If possible, you might consider instead using dynamic arrays, and passing in a pointer as the templated type. Such as...

T<int*> myVar;

Answer 4

This started as a comment to Georg's answer, but it ran a bit long...

It seems that you may be missing some key abstraction in your mental model of arrays (at least C-style ones). Local arrays are allocated on the stack with a hard-coded size. If you have an array inside a class or struct, the space for the array is part of the object itself (whether on the stack or heap). Global arrays may even be represented directly in the size of the executable.

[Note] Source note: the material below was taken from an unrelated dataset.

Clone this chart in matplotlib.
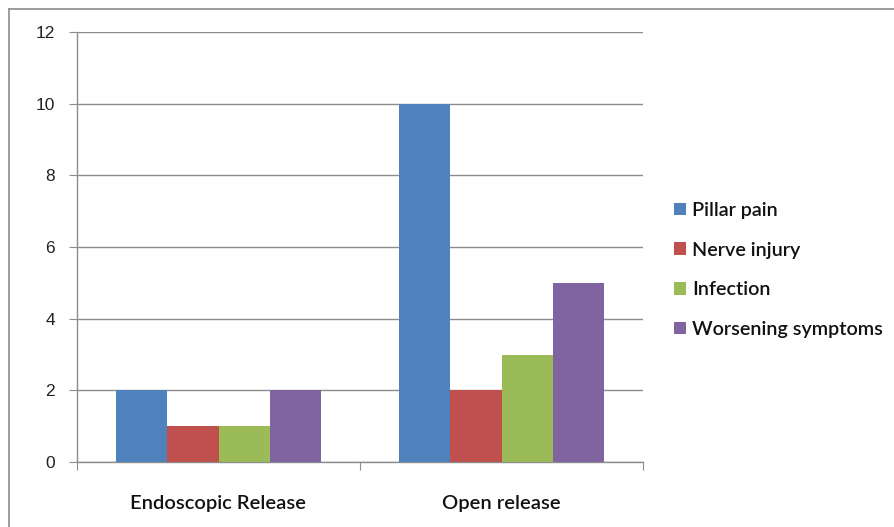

This means that any time you want to use an array, you must specify its size to the compiler. The only reason you can leave the brackets empty in a parameter list is because functions treat array parameters as pointers. The function would hardly be useful if it could only operate on one size of array.

Templates are no exception. If you want the size of the templated array to vary, you can add an extra template parameter. You still have to specify the size at compile time for any given instance, though.

Answer 5

There are two syntaxes to denote array types. The first is the type-id syntax and is used everywhere where the language expects a compile time type, which looks like:

T[constant-expression]
T[]

This specifies an array type that, in the first form, has a number of elements given by an integer constant expression (means it has to be known at compile time). In the second form, it specifies an array type with an unknown number of elements. Similar to class types that you declare without a body, such an array type is said to be incomplete, and you cannot create arrays of that type

// not valid: what size would it have?
int a[];

You can, however, specify that type. For example you may typedef it

typedef int unknown_int_array[];

In the same manner, you may specify it as a template type argument, so the answer to your question is yes you can pass such a type specifier to a template. Notice that i talk about specifiers here, because the form you use here is not the type itself.

The second way is using the new-type-id syntax which allows denoting runtime types by having non-constant bounds

T[expression]

This allows passing variables as element count, and also allows passing a zero. In such a case, a zero element array is created. That syntax is only usable with the new operator for supporting dynamic arrays.